Hiring for LPTV: Finding Talent in a Thin Market

Hiring is the hardest part of running a small-market station, and it is the part most owners are least trained for. You spend years becoming competent at broadcasting, and then one day you find yourself trying to decide whether the person sitting across from you in a job interview is going to be a good master control operator. The pool of experienced candidates is thin, the wage pressure is real, and the wrong hire can set you back a year. Let’s talk honestly about how to do this better.

The first truth: you are not hiring from the same pool as a top-fifty market

LPTV hiring happens in a different world than major-market broadcasting. In most of our markets, there are not dozens of trained broadcasters waiting for an opening. There are a few, and the local college or trade school may or may not be producing replacements. This reality has to shape how you approach hiring, because trying to run a major-market playbook in a small market is a recipe for frustration.

What that means practically is that you are almost always going to be making a tradeoff between experience and potential. Experienced broadcasters with the exact skills you need are rare in small markets and usually expensive. What is available is people with adjacent skills, people new to the industry with strong underlying ability, and people currently in the industry who are ready for more responsibility than they currently have. Your job is to learn to identify the second and third groups and build a station that develops them.

The traits that actually predict success

In my experience, three things predict whether a new hire will work out in a small station, regardless of their previous experience.

Learning speed is the first one. Broadcasting is technical enough that no matter who you hire, they are going to need to pick up a lot of things quickly. I would rather hire someone with less relevant experience who can learn fast than someone with the exact background who is set in their ways. You can gauge this in an interview by asking about something they had to teach themselves in the last two years and listening for specificity in the answer.

Ownership mindset is the second. I have talked about this before. You want people who care about the outcome, not just the task. The tell is in how they describe previous jobs. Do they talk about what they did, or what the team accomplished, or what the business achieved? The answers often reveal how they will approach your job if you hire them.

Tolerance for small-station reality is the third, and it is the one most people skip. Small stations require everyone to wear multiple hats, work with imperfect equipment, and deal with the occasional chaos that comes with thin staffing. Some people thrive in that environment. Others are miserable. You need to be honest in the interview about what the job really looks like, because the person who takes the job thinking it will be like a big-market station and discovers otherwise is going to quit in four months, leaving you back where you started.

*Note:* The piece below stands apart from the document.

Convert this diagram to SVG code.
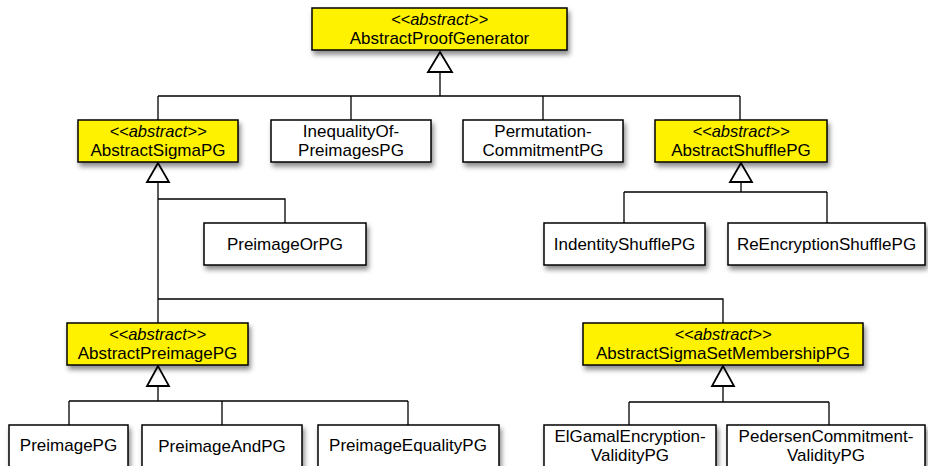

Where to actually find candidates

Job boards are mostly a waste of time for LPTV. The best candidates I have seen hired in our industry come through three channels.

Your own network is the first. Other station owners in nearby markets. Engineers you have met at industry events. Former employees who have moved on and might know someone looking. A well-placed phone call will outperform a job posting nine times out of ten.

Local colleges and trade schools are the second. This is relationship work. Go meet the department chair. Offer to be on their advisory board. Host an internship program. You will not see results in the first year. You will see results in year three and every year after that. The stations I know that have invested in this consistently have strong entry-level pipelines and are paying them back with ongoing referrals.

Adjacent industries are the third, and this is where small stations often overlook talent. People who have worked in live event production, corporate video, radio, and local print have transferable skills. They will need to learn broadcasting specifics, but many of them have exactly the temperament and adaptability a small station needs.

The interview questions that actually work

Most station interviews I have seen are not very rigorous. They are conversations. The person comes in, they seem nice, they have some relevant background, and they get hired. That approach has a hit rate that is worse than it should be.

Ask candidates to describe a specific situation where something went wrong at their last job and what they did about it. Listen for ownership, problem-solving, and honesty about their own role. People who describe every past failure as someone else’s fault will do the same at your station.

Ask them what they would want to accomplish in their first ninety days if you hired them. The strong candidates will have thought about this and have something concrete to say. The weak ones will give you platitudes.

Ask them what questions they have about the business, not just the job. Candidates who are curious about how the station operates, how it makes money, and what the challenges are tend to be the ones who will grow into more responsibility. Candidates who have no business questions are usually just looking for a paycheck, and that is fine for some roles but not for bench candidates.

Compensation and retention

Let me be honest. Small stations will rarely win a pure compensation battle against bigger operators. You have to compete on other dimensions, and the good news is that many candidates actually value those dimensions. Real responsibility earlier in their career. A shorter commute. A culture where they are known as a person, not a number. The chance to build something rather than maintain it. A path to ownership or equity participation, where feasible.

What you cannot do is underpay significantly and expect loyalty. If you are paying well below market, your best people will eventually leave. The goal is to be competitive on base pay, then layer on the non-financial factors that make your station a place people want to be.

And retention starts before the first day. How the offer is made, how onboarding is handled, and how the first month is structured set the tone for the entire tenure. A new hire who feels lost, unsupported, and unsure of expectations in week one is already on their way out the door, even if they don’t know it yet.

Hiring is not a task. It is one of the most important leadership functions you perform. Treat it accordingly.